Tired of wrestling with slippery fabrics or finding multi-layer sewing projects a daunting task? Whether you’re a seasoned seamstress or a novice with a sewing machine, a walking foot attachment might just be the solution you’ve been searching for.
What Is a Walking Foot Machine and How Does It Work?
A walking foot is an attachment that you add to a sewing machine to provide an extra set of feed dogs.
Feed dogs on a sewing machine are the components that pull or “feed” the fabric through the machine as you work on it. They’re typically located beneath the presser foot, looking like toothed rods that move forward, down, back, and up in line with the needle’s movement.
A walking foot is simply an additional presser foot that allows you to feed fabric into the machine from the top, not just the bottom. With its teeth, the walking foot grabs onto the fabric in sync with the gripping action of the original presser foot.
Mounting a walking foot onto your sewing machine is equivalent to having a machine with a dual-feed feature
Why Use a Sewing Foot for Sewing?
Imagine you’re sewing a single layer or a couple of layers of fabric. In this case, only one set of feeder dogs is likely enough to handle the work.
But what if you’re sewing more than two layers of thick fabric? Or what if you’re working with a particularly slippery or sticky fabric like chiffon or silk?
In such cases, you need the added control advantage of having an extra set of feed dogs on your sewing machine. This will help you manage fabric layers more easily without worrying about the top layer misaligning or slipping.
A walking foot is also an ideal attachment if you’re often concerned with pattern matching on your projects. It can also serve you well when working with lightweight fabrics to avoid stretching.
What’s more, some walking foot models are equipped to help with decorative and zigzag stitches.
When Is Using a Walking Foot a Good Idea?
You’re now probably wondering about specific sewing scenarios in which a walking foot would come in handy.
Here are a few examples:
Mastering Slippery Fabrics
Vinyl, satin, velvet, and leather, these fabrics are notorious for their slippery nature when introduced to a standard sewing machine. Prevent fabric misalignment and damage from pinning with the help of a walking foot.
Taming Troublesome Straps
Have you ever faced the frustration of ripples on your bag straps or clothing articles? Discover how a walking foot keeps fabric layers moving smoothly, even when you change your stitching direction.
Unlike decorative stitching or free-motion quilting, quilting using a sewing machine means going in a straight line. This can be a challenge as the layers have to stay together throughout the process.
A walking foot can help prevent pleats and puckering by keeping the top layer in place, so you don’t have to deal with it slipping ahead of the bottom and middle layers. This is especially valuable when you switch up your quilted lines’ direction.
A walking foot is also practical for SID (stitching in the ditch) when you’re sewing in tricky spots by the seam line or even the seam itself.
Knit or Stretch Fabric
Knits are also known as stretch fabric because that’s what they do when you start working on them with a presser foot involved.

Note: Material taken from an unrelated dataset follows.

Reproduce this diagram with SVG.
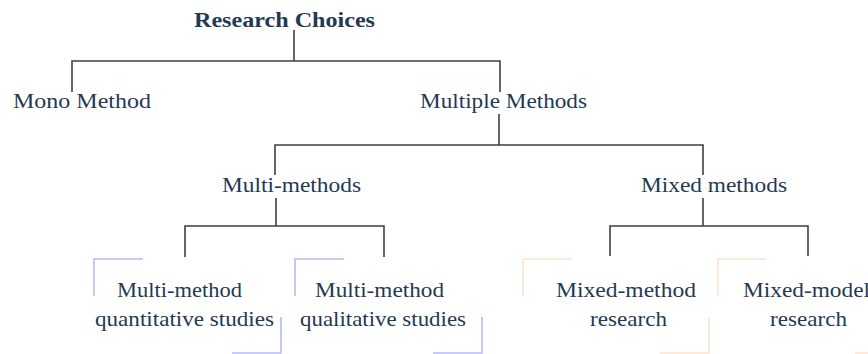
<svg xmlns="http://www.w3.org/2000/svg" width="868" height="354" viewBox="0 0 868 354">
  <style>
    .lbl { font-family: "Liberation Serif", "Times New Roman", serif; font-size: 21px; fill: #1f3a52; }
    .ttl { font-weight: bold; }
    .conn { stroke: #3f3f3f; stroke-width: 1.6; fill: none; }
    .brk-b { stroke: #b9b9f3; stroke-width: 1.6; fill: none; }
    .brk-o { stroke: #fbe5d2; stroke-width: 1.6; fill: none; }
  </style>
  <rect width="868" height="354" fill="#ffffff"/>

  <!-- tree connectors -->
  <g id="connectors">
    <path class="conn" d="M294 30 V61 M72 92 V61 H500 V92"/>
    <path class="conn" d="M499 114 V145 M275 175 V145 H703 V175"/>
    <path class="conn" d="M276 198 V226 M185 257 V226 H384 V257"/>
    <path class="conn" d="M703 198 V226 M610 256 V226 H808 V256"/>
  </g>

  <g id="research-choices">
    <text class="lbl ttl" x="194" y="27" textLength="181" lengthAdjust="spacingAndGlyphs">Research Choices</text>
  </g>
  <g id="mono-method">
    <text class="lbl" x="13" y="108" textLength="138" lengthAdjust="spacingAndGlyphs">Mono Method</text>
  </g>
  <g id="multiple-methods">
    <text class="lbl" x="420" y="108" textLength="167" lengthAdjust="spacingAndGlyphs">Multiple Methods</text>
  </g>
  <g id="multi-methods">
    <text class="lbl" x="222" y="192" textLength="139" lengthAdjust="spacingAndGlyphs">Multi-methods</text>
  </g>
  <g id="mixed-methods">
    <text class="lbl" x="641" y="192" textLength="146" lengthAdjust="spacingAndGlyphs">Mixed methods</text>
  </g>

  <g id="multi-method-quantitative">
    <path class="brk-b" d="M94 296 V259 H143 M232 353 H281 V317"/>
    <text class="lbl" x="117" y="297" textLength="125" lengthAdjust="spacingAndGlyphs">Multi-method</text>
    <text class="lbl" x="95" y="326" textLength="179" lengthAdjust="spacingAndGlyphs">quantitative studies</text>
  </g>
  <g id="multi-method-qualitative">
    <path class="brk-b" d="M295 296 V259 H344 M433 353 H482 V317"/>
    <text class="lbl" x="315" y="297" textLength="129" lengthAdjust="spacingAndGlyphs">Multi-method</text>
    <text class="lbl" x="300" y="326" textLength="166" lengthAdjust="spacingAndGlyphs">qualitative studies</text>
  </g>
  <g id="mixed-method-research">
    <path class="brk-o" d="M523 296 V259 H572 M660 353 H709 V317"/>
    <text class="lbl" x="556" y="297" textLength="140" lengthAdjust="spacingAndGlyphs">Mixed-method</text>
    <text class="lbl" x="590" y="326" textLength="77" lengthAdjust="spacingAndGlyphs">research</text>
  </g>
  <g id="mixed-model-research">
    <path class="brk-o" d="M718 296 V259 H766 M855 353 H904 V317"/>
    <text class="lbl" x="743" y="297" textLength="127" lengthAdjust="spacingAndGlyphs">Mixed-model</text>
    <text class="lbl" x="770" y="326" textLength="77" lengthAdjust="spacingAndGlyphs">research</text>
  </g>
</svg>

As the bottom layer is pushed through the feed dogs, the top layer stretches.
Using a walking foot provides extra grip for the top layer, allowing both the top and bottom layers to feed through the machine at the same pace for even results.

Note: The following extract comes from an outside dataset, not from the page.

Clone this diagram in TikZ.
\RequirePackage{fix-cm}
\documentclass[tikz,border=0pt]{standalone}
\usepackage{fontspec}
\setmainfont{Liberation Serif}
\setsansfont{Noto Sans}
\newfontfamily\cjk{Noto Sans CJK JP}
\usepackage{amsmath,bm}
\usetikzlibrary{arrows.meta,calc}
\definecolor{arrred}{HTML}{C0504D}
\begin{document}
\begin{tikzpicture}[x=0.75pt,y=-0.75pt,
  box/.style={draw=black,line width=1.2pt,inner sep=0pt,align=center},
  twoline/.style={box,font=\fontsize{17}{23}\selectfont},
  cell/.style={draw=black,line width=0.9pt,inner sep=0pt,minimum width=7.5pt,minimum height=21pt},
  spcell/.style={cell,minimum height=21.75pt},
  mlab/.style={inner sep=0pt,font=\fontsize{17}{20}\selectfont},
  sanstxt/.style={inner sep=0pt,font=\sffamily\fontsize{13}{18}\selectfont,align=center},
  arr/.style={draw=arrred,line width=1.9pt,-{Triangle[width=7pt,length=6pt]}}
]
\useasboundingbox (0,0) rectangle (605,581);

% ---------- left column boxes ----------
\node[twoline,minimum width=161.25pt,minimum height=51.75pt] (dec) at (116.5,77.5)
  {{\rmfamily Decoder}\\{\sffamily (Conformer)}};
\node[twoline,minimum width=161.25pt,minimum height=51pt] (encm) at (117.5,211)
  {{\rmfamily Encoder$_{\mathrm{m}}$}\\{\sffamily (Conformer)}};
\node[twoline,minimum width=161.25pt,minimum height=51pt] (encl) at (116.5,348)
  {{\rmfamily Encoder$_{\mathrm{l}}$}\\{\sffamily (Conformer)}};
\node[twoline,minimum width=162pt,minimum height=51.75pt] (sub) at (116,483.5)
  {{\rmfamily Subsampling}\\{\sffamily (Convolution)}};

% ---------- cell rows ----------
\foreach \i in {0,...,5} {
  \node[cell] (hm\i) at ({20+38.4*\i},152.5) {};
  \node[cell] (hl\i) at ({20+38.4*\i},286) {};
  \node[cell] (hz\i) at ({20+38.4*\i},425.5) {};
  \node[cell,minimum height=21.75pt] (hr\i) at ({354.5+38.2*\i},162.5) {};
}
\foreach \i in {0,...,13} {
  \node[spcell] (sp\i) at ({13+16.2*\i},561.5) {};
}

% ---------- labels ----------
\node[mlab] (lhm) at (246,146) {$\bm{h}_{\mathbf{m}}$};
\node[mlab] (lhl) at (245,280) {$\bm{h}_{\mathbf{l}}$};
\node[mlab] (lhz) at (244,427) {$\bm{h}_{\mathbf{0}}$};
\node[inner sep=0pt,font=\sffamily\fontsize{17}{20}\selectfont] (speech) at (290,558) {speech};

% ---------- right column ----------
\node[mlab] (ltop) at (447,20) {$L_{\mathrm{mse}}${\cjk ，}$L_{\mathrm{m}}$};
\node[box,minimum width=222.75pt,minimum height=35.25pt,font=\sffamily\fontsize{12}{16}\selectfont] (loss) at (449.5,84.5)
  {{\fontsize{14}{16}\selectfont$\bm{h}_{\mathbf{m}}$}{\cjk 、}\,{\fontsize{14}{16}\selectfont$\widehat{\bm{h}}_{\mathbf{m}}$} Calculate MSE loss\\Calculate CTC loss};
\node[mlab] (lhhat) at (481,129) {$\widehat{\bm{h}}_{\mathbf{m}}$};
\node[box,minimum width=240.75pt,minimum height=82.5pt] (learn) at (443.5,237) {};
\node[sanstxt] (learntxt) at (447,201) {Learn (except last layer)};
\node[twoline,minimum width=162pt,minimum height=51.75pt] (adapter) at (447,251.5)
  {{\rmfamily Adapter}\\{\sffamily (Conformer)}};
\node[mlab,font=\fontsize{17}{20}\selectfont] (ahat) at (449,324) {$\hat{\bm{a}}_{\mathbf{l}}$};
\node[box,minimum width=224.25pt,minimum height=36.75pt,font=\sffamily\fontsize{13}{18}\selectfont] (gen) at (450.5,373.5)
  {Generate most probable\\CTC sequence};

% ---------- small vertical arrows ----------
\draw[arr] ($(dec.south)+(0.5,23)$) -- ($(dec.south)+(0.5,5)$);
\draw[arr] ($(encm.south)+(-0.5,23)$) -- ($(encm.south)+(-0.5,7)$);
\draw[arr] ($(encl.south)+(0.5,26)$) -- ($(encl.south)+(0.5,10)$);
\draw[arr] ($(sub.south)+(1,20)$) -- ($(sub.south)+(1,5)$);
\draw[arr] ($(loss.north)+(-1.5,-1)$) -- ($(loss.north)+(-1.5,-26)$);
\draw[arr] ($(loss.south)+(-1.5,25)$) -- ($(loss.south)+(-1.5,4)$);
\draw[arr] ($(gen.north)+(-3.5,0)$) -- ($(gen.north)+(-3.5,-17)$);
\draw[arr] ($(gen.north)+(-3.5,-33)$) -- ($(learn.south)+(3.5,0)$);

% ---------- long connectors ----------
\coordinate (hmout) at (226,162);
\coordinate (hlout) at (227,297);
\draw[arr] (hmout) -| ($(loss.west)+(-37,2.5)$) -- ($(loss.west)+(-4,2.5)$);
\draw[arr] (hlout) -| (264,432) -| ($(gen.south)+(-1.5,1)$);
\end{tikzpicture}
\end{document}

Even if you’re using a relatively easy fabric to work with, uneven gliding issues are likely to occur as long as your project is multi-layered.
Examples include handbags, tote bags, purses, wallets, and soft luggage.
Relying only on the original presser foot isn’t enough to keep the top layer from gliding ahead of the bottom layers. However, adding a walking foot to your setup will do the trick.
If your project involves creating matching plaids, stripes, patterns, or any other element, then it’s a good time to use a walking foot. This attachment will keep your layers perfectly aligned.
Binding and Hems
Sewing on hems, bindings, or folded layers of fabric requires feeding them through the machine at an even pace to keep them smooth and looking professional. A walking foot is ideal for this job.
Steps to Use a Walking Foot for Sewing
If you’re set on adding a walking foot to your sewing machine setup, the following steps will get you familiar with the process:
- Detach the shank of the presser foot.
- Attach the walking foot claw to the needle bar.
- Fasten the shank back, making sure to tighten the screws.
- Start sewing!
Should You Use a Walking Foot All the Time?
While it’s quite practical in the scenarios we discussed above, a walking foot can slow down your sewing a bit.
It’s meant for straight-line sewing, so it can lower your sewing speed even more if you use it to sew curves or angles.
In summary, a walking foot attachment serves as an invaluable addition to your sewing toolkit, especially when you’re dealing with tricky fabrics or multi-layered projects. Its enhanced grip and control can elevate the quality of your sewing, making challenging tasks a whole lot easier.